Zankapfel war gestern der zeitliche Ablauf des Unternehmens, das sich wohl bis zum Jahresende hinziehen wird. Dem Ausschuss liegen rund 100 Beweisanträge vor, 40 Zeugen sollen geladen werden. Union und FDP wollen zuerst die Aussagen von Fachleuten und Militärs hören, um die Sachzusammenhänge zu klären. Was den Verteidigungsexperten der Linkspartei, Paul Schäfer, bereits im Vorfeld zu der bösen Bemerkung inspirierte, die Koalition wolle eine "militär- und landeskundliche Vortragsreihe" veranstalten. Die Parteien der Opposition dringen auf schnelle Befragung der politisch Verantwortlichen. Sie wollen zu Guttenberg so schnell wie möglich vorladen, am besten bereits im März, auf jeden Fall aber vor der nordrhein-westfälischen Landtagswahl. SPD-Obmann Rainer Arnold hat der Bundesregierung bereits unterstellt, sie wolle beim Zeitplan "tricksen", um im Mai nicht schlecht auszusehen.

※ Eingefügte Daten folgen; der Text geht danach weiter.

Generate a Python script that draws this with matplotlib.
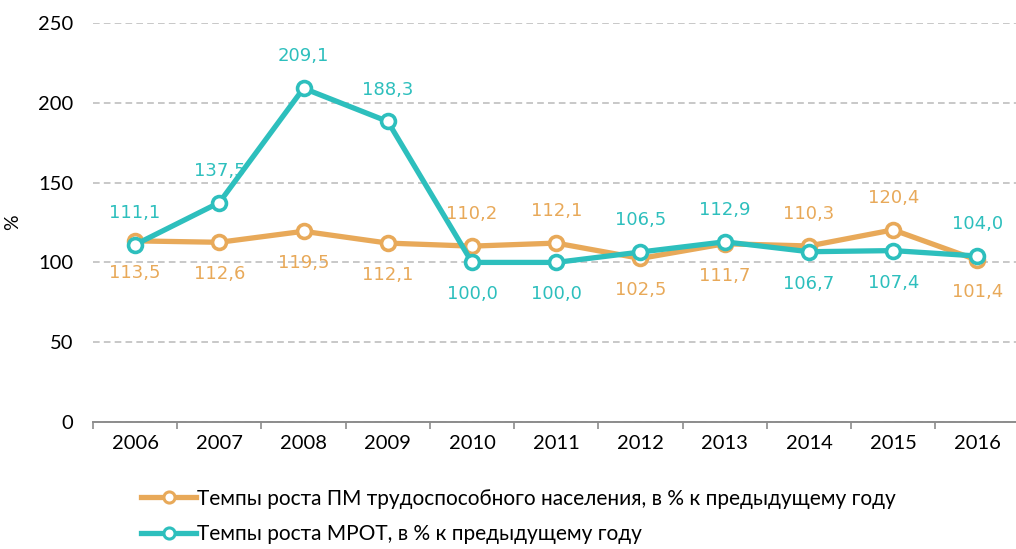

Einigkeit bestand gestern nur darin, in den ersten Sitzungen als ersten Themenblock die Vorgänge um den Angriff selbst zu thematisieren. Dann sollen die Kommando-, Informations- und Befehlsstränge sowie die Rolle der Ministerien betrachtet werden. Ernst-Reinhard Beck (CDU), der verteidigungspolitische Sprecher der Union, sagte, Aufklärung sei auch das Ziel der Union. Auch gegen die von der Ausschussvorsitzenden Susanne Kastner (SPD) angekündigte Ladung von Kanzlerin Angela Merkel (CDU) habe man nichts. "Wir haben nichts zu verbergen." Es sei aber "pures Wunschdenken", Guttenberg schon im März hören zu wollen. Es lägen noch nicht alle Akten vor, zudem müssten Ladungsfristen eingehalten werden. Sollte es hinsichtlich des dritten Untersuchungskomplexes - der politischen Aufarbeitung - dann zu keiner Einigung über die Reihenfolge der Zeugenbefragung kommen, muss das "Reißverschlussverfahren" greifen. Das bedeutet, Opposition und Regierung können im Wechsel Zeugen laden.
Damit käme Guttenbergs Auftritt möglicherweise tatsächlich schon im März. Sehr zur Genugtuung von Grünen-Obmann Omid Nouripour, der der Auffassung ist, dass sich die Koalition keinen Gefallen tut, "wenn sie blockiert". SPD-Obmann Kollege Hans-Peter Bartels wies dem "Spiegel" gegenüber darauf hin, dass die Bundesregierung noch keinen Bericht zur Kundus-Affäre vorgelegt habe. Dafür, so Bartels Vermutung, müsse es Gründe geben. "Und das macht den Untersuchungsausschuss so spannend."